– Everyone seemed to enjoy Will Ferrell‘s and Kristen Wiig‘s shtick at the Golden Globes except good old grumpy puss, Tommy Lee Jones, since the very act of smiling would probably crumble his stoney face.
– Contrary to her confusing speech, Jodie Foster is not retiring any time soon.
– Seems many people, including Lindsay Lohan, mistook Jennifer Lawrence‘s acceptance speech as dig at Meryl Streep and not for what it was: a reference to the greatest movie of all time, The First Wives’ Club.
– Speaking of Linds, here’s a clip from her upcoming straight-to-flopVD, The Canyons, you know, the subject of that amazing New York Times article. Say what you want, but gurl sure can cry:
– Jennie Bicks is crossing her fingers in hopes of bringing back Winona Ryder, Christian Slater and Shannon Doherty back to her Heathers sequel on Bravo…because they’re all so busy these days.
– In addition to her engagement with X-Factor, Britney Spears has also called it quits with fiancé Jason Trawick. Spears intends to go back to making music and may even settle in for a Las Vegas residency.
– Lady Gaga split her latex pants during a concert in Vancouver, which kind of makes sense since her ticket sales are reportedly in the toilet.

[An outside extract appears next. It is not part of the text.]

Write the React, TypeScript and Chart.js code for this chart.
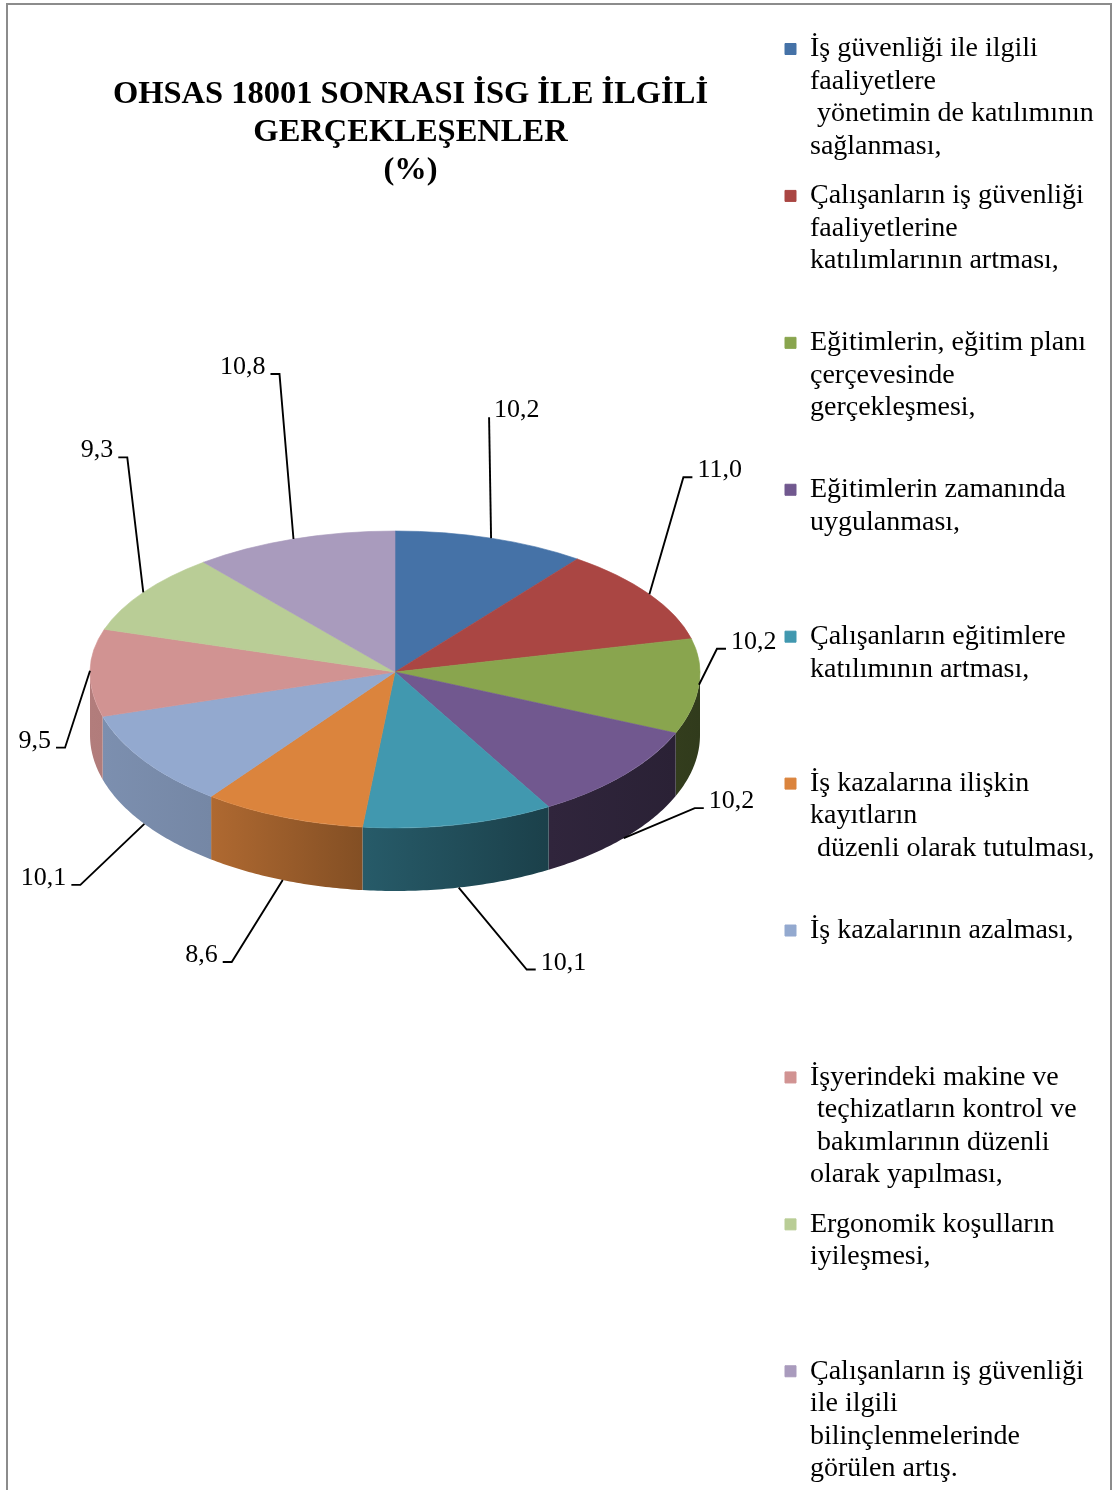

– Hate to dash your hopes, but Ann Romney‘s not coming to Dancing with the Stars.
– Miss America’s still happening and Molly Hagen, a 23-year-old from Brooklyn, snatched the crown.
– Prince William and Kate Middleton are expecting their royal bouncing bundle of joy in July.
– Destiny’s Child came out with a new song last Thursday, “Nuclear”, which they’ll perform at the Super Bowl. Not as bootylicious as we’d like, but we’ll take it:
Tracy
“Do your f***ing job.”
— Lindsay Lohan
Caliban
OK, I can’t stand Bret Easton Ellis (who wrote The Canyons) because he’s become an anti-gay Twitter troll, but I kind of hope the movie does well, if for no other reason than to give traditional Hollywood HUGE-budget filmmaking a kick in the pants. With such huge budgets in play it seems no one is willing to make movies that aren’t tried-and-true formulas, superhero flicks and remakes. And to see how the press handles a porn star leading man in a successful film. (The NYT article made James Deen sound like the most professional-behaving person on the set.) That appears to be the scene where Lindsay Lohan commented that she was used to that sort of thing from her dad, who was apparently physically abusive.
FWIW I met Tommy Lee Jones a few times many years ago and he’s an unmitigated asshole.